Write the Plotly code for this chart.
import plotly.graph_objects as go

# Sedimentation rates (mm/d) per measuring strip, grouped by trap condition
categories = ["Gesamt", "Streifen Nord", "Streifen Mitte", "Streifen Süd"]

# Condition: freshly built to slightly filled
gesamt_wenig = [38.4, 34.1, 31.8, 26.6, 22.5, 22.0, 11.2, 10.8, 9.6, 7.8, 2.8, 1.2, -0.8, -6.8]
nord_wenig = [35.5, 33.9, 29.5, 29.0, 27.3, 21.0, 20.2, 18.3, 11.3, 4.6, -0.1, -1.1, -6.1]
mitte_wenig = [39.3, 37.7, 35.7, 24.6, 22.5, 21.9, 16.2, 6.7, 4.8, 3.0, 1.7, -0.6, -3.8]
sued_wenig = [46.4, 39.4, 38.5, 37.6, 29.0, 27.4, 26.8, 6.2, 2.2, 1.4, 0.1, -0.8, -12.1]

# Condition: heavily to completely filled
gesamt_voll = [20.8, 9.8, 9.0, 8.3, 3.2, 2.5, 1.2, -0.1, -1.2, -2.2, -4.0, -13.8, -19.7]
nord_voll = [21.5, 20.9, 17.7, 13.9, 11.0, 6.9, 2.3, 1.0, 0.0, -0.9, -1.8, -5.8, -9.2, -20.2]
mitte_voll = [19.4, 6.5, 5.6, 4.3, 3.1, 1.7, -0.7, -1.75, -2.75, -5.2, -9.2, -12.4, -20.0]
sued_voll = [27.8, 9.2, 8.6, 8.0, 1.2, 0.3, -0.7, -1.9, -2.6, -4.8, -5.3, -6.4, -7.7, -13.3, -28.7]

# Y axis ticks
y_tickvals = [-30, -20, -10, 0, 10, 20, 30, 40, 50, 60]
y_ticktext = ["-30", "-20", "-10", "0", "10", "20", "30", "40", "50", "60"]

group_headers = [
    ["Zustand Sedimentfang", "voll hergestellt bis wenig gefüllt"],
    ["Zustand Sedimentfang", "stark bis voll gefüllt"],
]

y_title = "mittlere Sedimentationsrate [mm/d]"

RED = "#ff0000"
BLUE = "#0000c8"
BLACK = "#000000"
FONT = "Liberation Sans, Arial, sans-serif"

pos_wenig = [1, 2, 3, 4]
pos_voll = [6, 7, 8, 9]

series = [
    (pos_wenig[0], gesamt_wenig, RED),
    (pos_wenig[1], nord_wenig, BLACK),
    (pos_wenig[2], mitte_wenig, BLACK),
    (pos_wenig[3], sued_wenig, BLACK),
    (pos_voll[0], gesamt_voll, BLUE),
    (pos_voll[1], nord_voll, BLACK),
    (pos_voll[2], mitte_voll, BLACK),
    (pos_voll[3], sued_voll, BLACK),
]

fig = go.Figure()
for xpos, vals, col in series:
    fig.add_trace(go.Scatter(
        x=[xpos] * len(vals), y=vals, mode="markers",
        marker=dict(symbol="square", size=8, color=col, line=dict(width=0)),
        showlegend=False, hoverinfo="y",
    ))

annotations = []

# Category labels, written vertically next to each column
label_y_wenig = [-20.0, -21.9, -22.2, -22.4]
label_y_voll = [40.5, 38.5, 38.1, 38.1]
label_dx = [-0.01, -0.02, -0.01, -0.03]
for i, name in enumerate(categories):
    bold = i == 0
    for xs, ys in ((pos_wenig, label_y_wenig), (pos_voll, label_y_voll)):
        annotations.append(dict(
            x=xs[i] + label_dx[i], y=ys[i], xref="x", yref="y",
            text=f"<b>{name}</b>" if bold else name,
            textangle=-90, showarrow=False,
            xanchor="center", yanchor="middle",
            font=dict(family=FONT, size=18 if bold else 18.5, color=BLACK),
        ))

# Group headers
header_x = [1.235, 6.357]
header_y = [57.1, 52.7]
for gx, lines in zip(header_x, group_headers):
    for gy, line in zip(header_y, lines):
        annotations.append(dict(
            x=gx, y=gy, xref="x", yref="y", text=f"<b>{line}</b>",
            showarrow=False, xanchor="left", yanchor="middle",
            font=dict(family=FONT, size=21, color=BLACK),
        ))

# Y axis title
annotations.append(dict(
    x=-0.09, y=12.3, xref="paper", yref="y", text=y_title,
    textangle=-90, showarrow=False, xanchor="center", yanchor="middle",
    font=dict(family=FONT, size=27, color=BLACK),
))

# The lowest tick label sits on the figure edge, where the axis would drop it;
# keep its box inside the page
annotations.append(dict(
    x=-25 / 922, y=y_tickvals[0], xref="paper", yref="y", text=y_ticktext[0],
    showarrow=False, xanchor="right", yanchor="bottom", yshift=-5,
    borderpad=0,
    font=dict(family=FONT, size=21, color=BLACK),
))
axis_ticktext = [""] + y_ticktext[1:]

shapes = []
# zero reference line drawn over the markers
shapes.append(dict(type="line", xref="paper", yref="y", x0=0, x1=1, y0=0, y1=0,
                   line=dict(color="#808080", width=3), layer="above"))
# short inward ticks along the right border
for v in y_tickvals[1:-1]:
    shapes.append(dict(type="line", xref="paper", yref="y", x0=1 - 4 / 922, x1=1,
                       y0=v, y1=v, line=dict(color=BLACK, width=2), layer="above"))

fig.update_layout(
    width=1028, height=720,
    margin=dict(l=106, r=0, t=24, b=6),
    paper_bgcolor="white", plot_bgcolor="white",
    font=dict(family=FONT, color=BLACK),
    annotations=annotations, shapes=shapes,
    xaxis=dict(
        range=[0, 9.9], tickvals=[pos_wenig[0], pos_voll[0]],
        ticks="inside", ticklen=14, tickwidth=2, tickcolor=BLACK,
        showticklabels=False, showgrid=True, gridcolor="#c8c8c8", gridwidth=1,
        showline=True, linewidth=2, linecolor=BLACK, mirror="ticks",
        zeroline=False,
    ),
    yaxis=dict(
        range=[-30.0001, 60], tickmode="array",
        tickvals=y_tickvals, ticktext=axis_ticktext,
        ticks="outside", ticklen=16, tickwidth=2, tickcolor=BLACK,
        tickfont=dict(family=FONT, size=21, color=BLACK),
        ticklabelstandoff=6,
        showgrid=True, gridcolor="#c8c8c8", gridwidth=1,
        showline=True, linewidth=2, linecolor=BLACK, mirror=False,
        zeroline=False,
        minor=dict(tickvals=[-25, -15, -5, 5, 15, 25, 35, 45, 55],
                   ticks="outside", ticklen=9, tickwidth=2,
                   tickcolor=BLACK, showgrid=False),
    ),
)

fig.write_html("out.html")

++++++++

• **TO DO**
Each line above must be printed exactly as it appears.

• **COMPLETED EXERCISE**
Write the Plotly code for this chart.
import plotly.graph_objects as go

# Sedimentation rates (mm/d) per measuring strip, grouped by trap condition
categories = ["Gesamt", "Streifen Nord", "Streifen Mitte", "Streifen Süd"]

# Condition: freshly built to slightly filled
gesamt_wenig = [38.4, 34.1, 31.8, 26.6, 22.5, 22.0, 11.2, 10.8, 9.6, 7.8, 2.8, 1.2, -0.8, -6.8]
nord_wenig = [35.5, 33.9, 29.5, 29.0, 27.3, 21.0, 20.2, 18.3, 11.3, 4.6, -0.1, -1.1, -6.1]
mitte_wenig = [39.3, 37.7, 35.7, 24.6, 22.5, 21.9, 16.2, 6.7, 4.8, 3.0, 1.7, -0.6, -3.8]
sued_wenig = [46.4, 39.4, 38.5, 37.6, 29.0, 27.4, 26.8, 6.2, 2.2, 1.4, 0.1, -0.8, -12.1]

# Condition: heavily to completely filled
gesamt_voll = [20.8, 9.8, 9.0, 8.3, 3.2, 2.5, 1.2, -0.1, -1.2, -2.2, -4.0, -13.8, -19.7]
nord_voll = [21.5, 20.9, 17.7, 13.9, 11.0, 6.9, 2.3, 1.0, 0.0, -0.9, -1.8, -5.8, -9.2, -20.2]
mitte_voll = [19.4, 6.5, 5.6, 4.3, 3.1, 1.7, -0.7, -1.75, -2.75, -5.2, -9.2, -12.4, -20.0]
sued_voll = [27.8, 9.2, 8.6, 8.0, 1.2, 0.3, -0.7, -1.9, -2.6, -4.8, -5.3, -6.4, -7.7, -13.3, -28.7]

# Y axis ticks
y_tickvals = [-30, -20, -10, 0, 10, 20, 30, 40, 50, 60]
y_ticktext = ["-30", "-20", "-10", "0", "10", "20", "30", "40", "50", "60"]

group_headers = [
    ["Zustand Sedimentfang", "voll hergestellt bis wenig gefüllt"],
    ["Zustand Sedimentfang", "stark bis voll gefüllt"],
]

y_title = "mittlere Sedimentationsrate [mm/d]"

RED = "#ff0000"
BLUE = "#0000c8"
BLACK = "#000000"
FONT = "Liberation Sans, Arial, sans-serif"

pos_wenig = [1, 2, 3, 4]
pos_voll = [6, 7, 8, 9]

series = [
    (pos_wenig[0], gesamt_wenig, RED),
    (pos_wenig[1], nord_wenig, BLACK),
    (pos_wenig[2], mitte_wenig, BLACK),
    (pos_wenig[3], sued_wenig, BLACK),
    (pos_voll[0], gesamt_voll, BLUE),
    (pos_voll[1], nord_voll, BLACK),
    (pos_voll[2], mitte_voll, BLACK),
    (pos_voll[3], sued_voll, BLACK),
]

fig = go.Figure()
for xpos, vals, col in series:
    fig.add_trace(go.Scatter(
        x=[xpos] * len(vals), y=vals, mode="markers",
        marker=dict(symbol="square", size=8, color=col, line=dict(width=0)),
        showlegend=False, hoverinfo="y",
    ))

annotations = []

# Category labels, written vertically next to each column
label_y_wenig = [-20.0, -21.9, -22.2, -22.4]
label_y_voll = [40.5, 38.5, 38.1, 38.1]
label_dx = [-0.01, -0.02, -0.01, -0.03]
for i, name in enumerate(categories):
    bold = i == 0
    for xs, ys in ((pos_wenig, label_y_wenig), (pos_voll, label_y_voll)):
        annotations.append(dict(
            x=xs[i] + label_dx[i], y=ys[i], xref="x", yref="y",
            text=f"<b>{name}</b>" if bold else name,
            textangle=-90, showarrow=False,
            xanchor="center", yanchor="middle",
            font=dict(family=FONT, size=18 if bold else 18.5, color=BLACK),
        ))

# Group headers
header_x = [1.235, 6.357]
header_y = [57.1, 52.7]
for gx, lines in zip(header_x, group_headers):
    for gy, line in zip(header_y, lines):
        annotations.append(dict(
            x=gx, y=gy, xref="x", yref="y", text=f"<b>{line}</b>",
            showarrow=False, xanchor="left", yanchor="middle",
            font=dict(family=FONT, size=21, color=BLACK),
        ))

# Y axis title
annotations.append(dict(
    x=-0.09, y=12.3, xref="paper", yref="y", text=y_title,
    textangle=-90, showarrow=False, xanchor="center", yanchor="middle",
    font=dict(family=FONT, size=27, color=BLACK),
))

# The lowest tick label sits on the figure edge, where the axis would drop it;
# keep its box inside the page
annotations.append(dict(
    x=-25 / 922, y=y_tickvals[0], xref="paper", yref="y", text=y_ticktext[0],
    showarrow=False, xanchor="right", yanchor="bottom", yshift=-5,
    borderpad=0,
    font=dict(family=FONT, size=21, color=BLACK),
))
axis_ticktext = [""] + y_ticktext[1:]

shapes = []
# zero reference line drawn over the markers
shapes.append(dict(type="line", xref="paper", yref="y", x0=0, x1=1, y0=0, y1=0,
                   line=dict(color="#808080", width=3), layer="above"))
# short inward ticks along the right border
for v in y_tickvals[1:-1]:
    shapes.append(dict(type="line", xref="paper", yref="y", x0=1 - 4 / 922, x1=1,
                       y0=v, y1=v, line=dict(color=BLACK, width=2), layer="above"))

fig.update_layout(
    width=1028, height=720,
    margin=dict(l=106, r=0, t=24, b=6),
    paper_bgcolor="white", plot_bgcolor="white",
    font=dict(family=FONT, color=BLACK),
    annotations=annotations, shapes=shapes,
    xaxis=dict(
        range=[0, 9.9], tickvals=[pos_wenig[0], pos_voll[0]],
        ticks="inside", ticklen=14, tickwidth=2, tickcolor=BLACK,
        showticklabels=False, showgrid=True, gridcolor="#c8c8c8", gridwidth=1,
        showline=True, linewidth=2, linecolor=BLACK, mirror="ticks",
        zeroline=False,
    ),
    yaxis=dict(
        range=[-30.0001, 60], tickmode="array",
        tickvals=y_tickvals, ticktext=axis_ticktext,
        ticks="outside", ticklen=16, tickwidth=2, tickcolor=BLACK,
        tickfont=dict(family=FONT, size=21, color=BLACK),
        ticklabelstandoff=6,
        showgrid=True, gridcolor="#c8c8c8", gridwidth=1,
        showline=True, linewidth=2, linecolor=BLACK, mirror=False,
        zeroline=False,
        minor=dict(tickvals=[-25, -15, -5, 5, 15, 25, 35, 45, 55],
                   ticks="outside", ticklen=9, tickwidth=2,
                   tickcolor=BLACK, showgrid=False),
    ),
)

fig.write_html("out.html")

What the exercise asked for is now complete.